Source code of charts
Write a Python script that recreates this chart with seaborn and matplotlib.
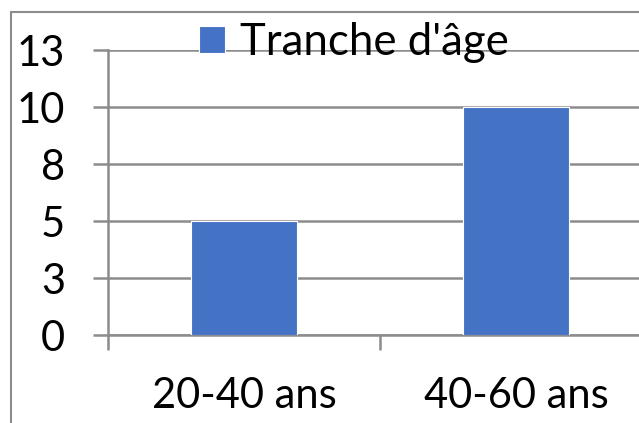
import matplotlib
matplotlib.use("Agg")
import matplotlib.pyplot as plt
import seaborn as sns
from matplotlib.patches import Rectangle

categories = ["20-40 ans", "40-60 ans"]
values = [5, 10]
y_ticks = [0, 2.5, 5, 7.5, 10, 12.5]
y_tick_labels = ["0", "3", "5", "8", "10", "13"]
series_name = "Tranche d'âge"

sns.set_style("white")
plt.rcParams["font.family"] = ["Lato", "DejaVu Sans"]

grey = "#8c8c8c"
blue = "#4472C4"

fig = plt.figure(figsize=(6.39, 4.23), dpi=100)
W, H = 639, 423
# plot area runs past the right edge, like the cropped original
ax = fig.add_axes([108 / W, (H - 335) / H, (652 - 108) / W, (335 - 50) / H])

sns.barplot(x=categories, y=values, color=blue, width=0.39, saturation=1,
            edgecolor="white", linewidth=0.8, ax=ax, zorder=3)

ax.set_ylim(0, 12.5)
ax.set_xlim(-0.5, 1.5)
ax.set_yticks(y_ticks)
ax.set_yticklabels(y_tick_labels)
ax.yaxis.grid(True, color=grey, linewidth=1.8, zorder=0)
ax.set_axisbelow(True)

for side in ["top", "right"]:
    ax.spines[side].set_visible(False)
for side in ["left", "bottom"]:
    ax.spines[side].set_color(grey)
    ax.spines[side].set_linewidth(1.8)

ax.tick_params(axis="y", left=True, length=11, width=1.8, color=grey,
               labelsize=30, pad=20, labelcolor="black")
ax.tick_params(axis="x", which="major", length=0, labelsize=30, pad=30,
               labelcolor="black")
ax.set_xticks([-0.5, 0.5, 1.5], minor=True)
ax.tick_params(axis="x", which="minor", bottom=True, length=11, width=1.8,
               color=grey)
ax.set_xlabel("")
ax.set_ylabel("")

# legend, drawn over the top gridline
handle = Rectangle((0, 0), 1, 1, facecolor=blue, edgecolor="white", linewidth=0.8)
leg = fig.legend([handle], [series_name], loc="upper left",
                 bbox_to_anchor=(199 / W, 1 - 22 / H), frameon=False,
                 fontsize=31.5, handlelength=0.6, handleheight=0.6,
                 handletextpad=0.33, borderpad=0, borderaxespad=0)
for t in leg.get_texts():
    t.set_color("black")

# chart border (cropped on the right and bottom)
fig.patches.append(Rectangle((11 / W, -0.1), 1.2, 1.1 - 12 / H, fill=False,
                             edgecolor=grey, linewidth=1.5,
                             transform=fig.transFigure))

fig.savefig("out.png", dpi=100)
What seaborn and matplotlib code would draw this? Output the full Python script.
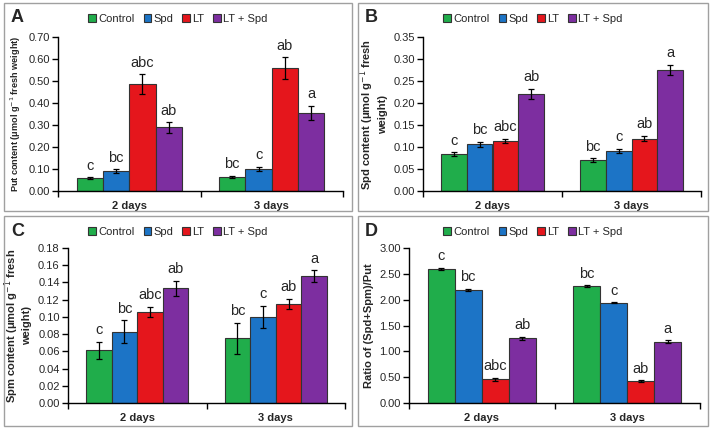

## [THE PROBLEM]
Give again, word for word, every line from the top of the data through the line with "linewidth=0.8, ax=ax, zorder=3)", both ends included, and exclude the pictures.

## [RESPONSE]
Write a Python script that recreates this chart with seaborn and matplotlib.
import matplotlib
matplotlib.use("Agg")
import matplotlib.pyplot as plt
import seaborn as sns
from matplotlib.patches import Rectangle

categories = ["20-40 ans", "40-60 ans"]
values = [5, 10]
y_ticks = [0, 2.5, 5, 7.5, 10, 12.5]
y_tick_labels = ["0", "3", "5", "8", "10", "13"]
series_name = "Tranche d'âge"

sns.set_style("white")
plt.rcParams["font.family"] = ["Lato", "DejaVu Sans"]

grey = "#8c8c8c"
blue = "#4472C4"

fig = plt.figure(figsize=(6.39, 4.23), dpi=100)
W, H = 639, 423
# plot area runs past the right edge, like the cropped original
ax = fig.add_axes([108 / W, (H - 335) / H, (652 - 108) / W, (335 - 50) / H])

sns.barplot(x=categories, y=values, color=blue, width=0.39, saturation=1,
            edgecolor="white", linewidth=0.8, ax=ax, zorder=3)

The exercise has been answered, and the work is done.